The four districts studied intensively by Fordham’s researchers—Kenton County School District in Kentucky; Metropolitan Nashville Public School District in Tennessee; Elementary School District 54 in Schaumberg, Illinois; and Washoe County School District in Nevada—are not alone. At Student Achievement Partners, we have been inspired by our work with educators at the district level.
For example, educators we’ve worked with in Reading, Pennsylvania, discovered that newly purchased reading anthologies didn’t lead students back to the text to search for evidence, nor were the classroom activities sufficiently challenging. The district, however, had recently lost 10 percent of its Title I funds and could little afford new teaching guides at a cost of $400 per classroom. Professional-development director Sue Vaites recounted how the district turned this challenge into an opportunity. Seeing little possibility of new funding, and refusing to use subpar materials, the district and its teachers took charge of creating their own resources. Like educators in Washoe County, Vaites used Basal Alignment Project (BAP) exemplars to help her teachers understand what aligned lessons looked like and how teachers could adapt the lesson structure to any text. “It wasn’t just the money,” said Vaites. “We really wanted teachers to be able to understand what kind of questions would lead students back to use the text. We didn’t want them to just stand at the front of the classroom reading from the teaching guide.”
Deirdre Skinner, an instructional coach in Atlanta, found that, at first, many of her teachers struggled with the increased responsibility of helping design their lessons. Teachers came to her frustrated, wanting to know the “right way” to teach the lesson. Her response was initially a shock to them: “I can’t tell you the one right way to do it. You want to focus on building your toolbox and deepening your understanding of the subject.”
Each Tuesday, Atlanta holds Common Core Tuesdays professional-development trainings. Skinner recalled that a teacher who had been quiet and withdrawn attended one of the trainings on behalf of the school and returned to her school excited and confident about redelivering the lesson to her colleagues. Each month, Skinner’s school completes a new online professional-development lesson, with each grade taking charge of learning one module. Then they meet in groups that cut across grade levels to redeliver the content to their colleagues. Meeting regularly in this format of cross-grade groups—a recommendation from Common Core in the Districts—allows teachers to see how lessons fit together across grades. The district also published materials for parents explaining the standards, separating myth from fact, and providing activities that parents can do with their children at home.

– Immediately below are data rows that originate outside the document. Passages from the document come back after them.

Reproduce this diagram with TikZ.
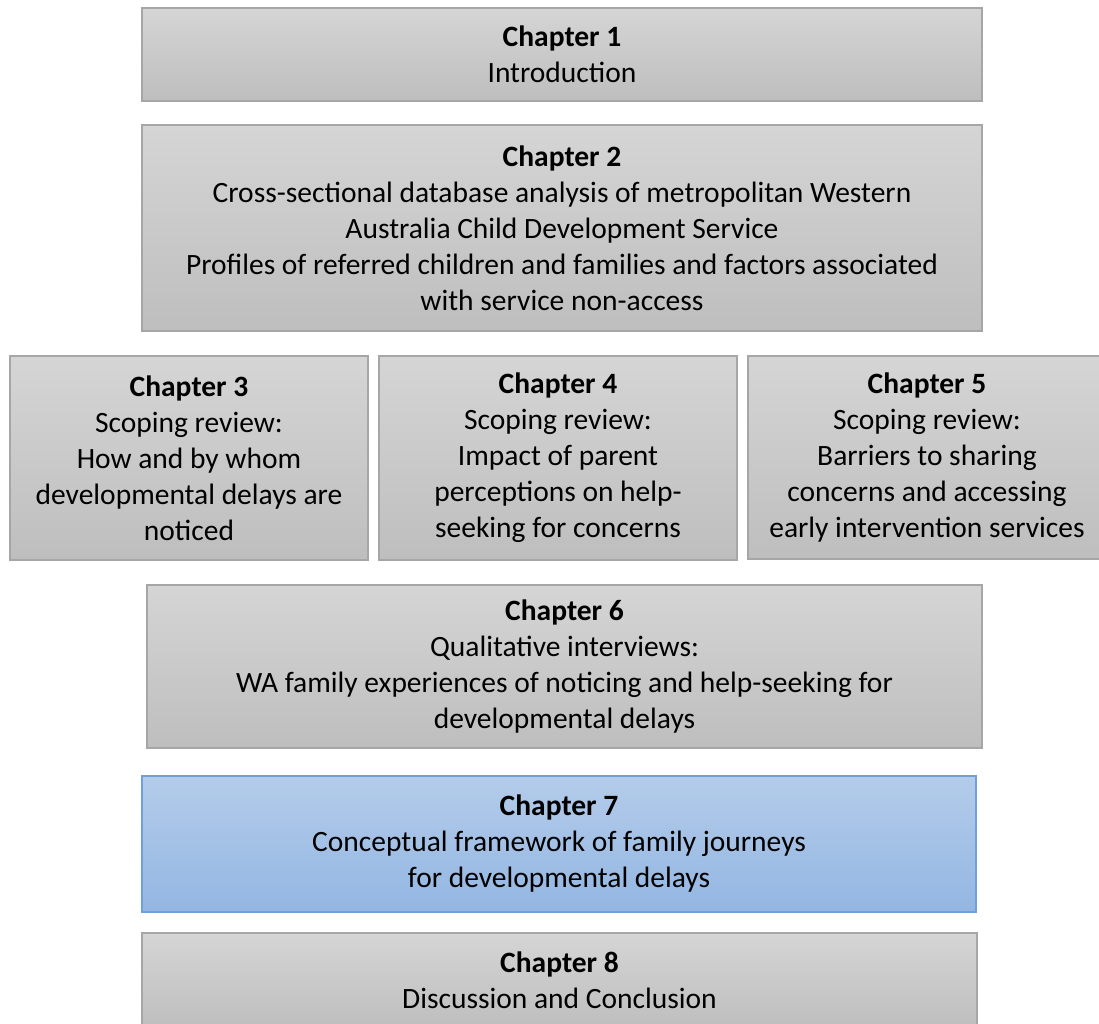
\documentclass[tikz,border=0pt]{standalone}
\usepackage{fontspec}
\setmainfont{Carlito}
\definecolor{greytop}{HTML}{D5D5D5}
\definecolor{greybot}{HTML}{BEBEBE}
\definecolor{greyline}{HTML}{A6A6A6}
\definecolor{bluetop}{HTML}{B4CCEA}
\definecolor{bluebot}{HTML}{93B6E2}
\definecolor{blueline}{HTML}{6FA0DA}
\tikzset{
  chapbox/.style={draw=greyline, line width=1.5pt, top color=greytop, bottom color=greybot,
    align=center, inner sep=0pt, font=\fontsize{29.5}{36}\selectfont, text=black},
  bluebox/.style={chapbox, draw=blueline, top color=bluetop, bottom color=bluebot},
}
% place a box from its left/right/top/bottom edges (y measured downwards)
\newcommand{\chapnode}[7][chapbox]{%
  \node[#1, minimum width={(#5-#4)*1pt}, minimum height={(#7-#6)*1pt}]
    (#2) at ({(#4+#5)/2*1pt},{-(#6+#7)/2*1pt}) {#3};}
\begin{document}
\begin{tikzpicture}
\useasboundingbox[fill=white] (0,0) rectangle (1099pt,-1023pt);
\chapnode{c1}{\textbf{Chapter 1}\\Introduction}{142}{982}{8}{101}
\chapnode{c2}{\textbf{Chapter 2}\\Cross-sectional database analysis of metropolitan Western\\Australia Child Development Service\\Profiles of referred children and families and factors associated\\with service non-access}{142}{982}{125}{331}
\chapnode{c3}{\textbf{Chapter 3}\\Scoping review:\\How and by whom\\developmental delays are\\noticed}{10}{368}{356}{560}
\chapnode{c4}{\textbf{Chapter 4}\\Scoping review:\\Impact of parent\\perceptions on help-\\seeking for concerns}{379}{737}{356}{560}
\chapnode{c5}{\textbf{Chapter 5}\\Scoping review:\\Barriers to sharing\\concerns and accessing\\early intervention services}{748}{1106}{356}{559}
\chapnode{c6}{\textbf{Chapter 6}\\Qualitative interviews:\\WA family experiences of noticing and help-seeking for\\developmental delays}{147}{982}{585}{748}
\chapnode[bluebox]{c7}{\textbf{Chapter 7}\\Conceptual framework of family journeys\\for developmental delays}{142}{976}{776}{912}
\chapnode{c8}{\textbf{Chapter 8}\\Discussion and Conclusion}{142}{977}{933}{1028}
\end{tikzpicture}
\end{document}
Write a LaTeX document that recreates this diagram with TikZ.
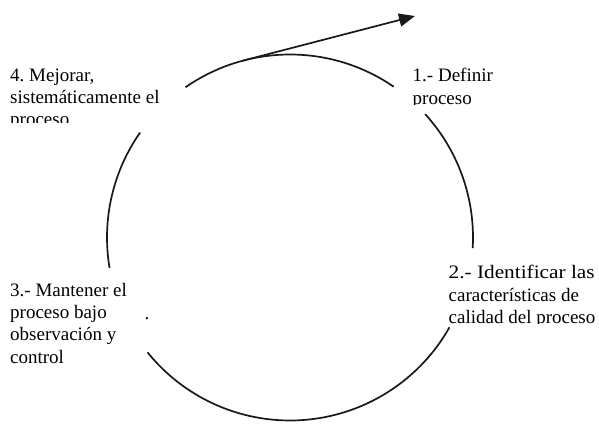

The environment has changed enormously since the standards were released nearly four years ago. As time goes on, things will continue to evolve rapidly. Old curricula are being revised; new curricula are being produced. Old tests are being phased out; new tests are starting to come online. Paradigms are in flux; political winds blow to and fro. Yet at the end of every school day, teachers in school districts across the country go home with a little more understanding of the task at hand. Common Core in the Districts shows what hard work this is, but for the educators profiled in this report and for the educators we work with across the country, the benefits belong to the students and the struggle is worthwhile.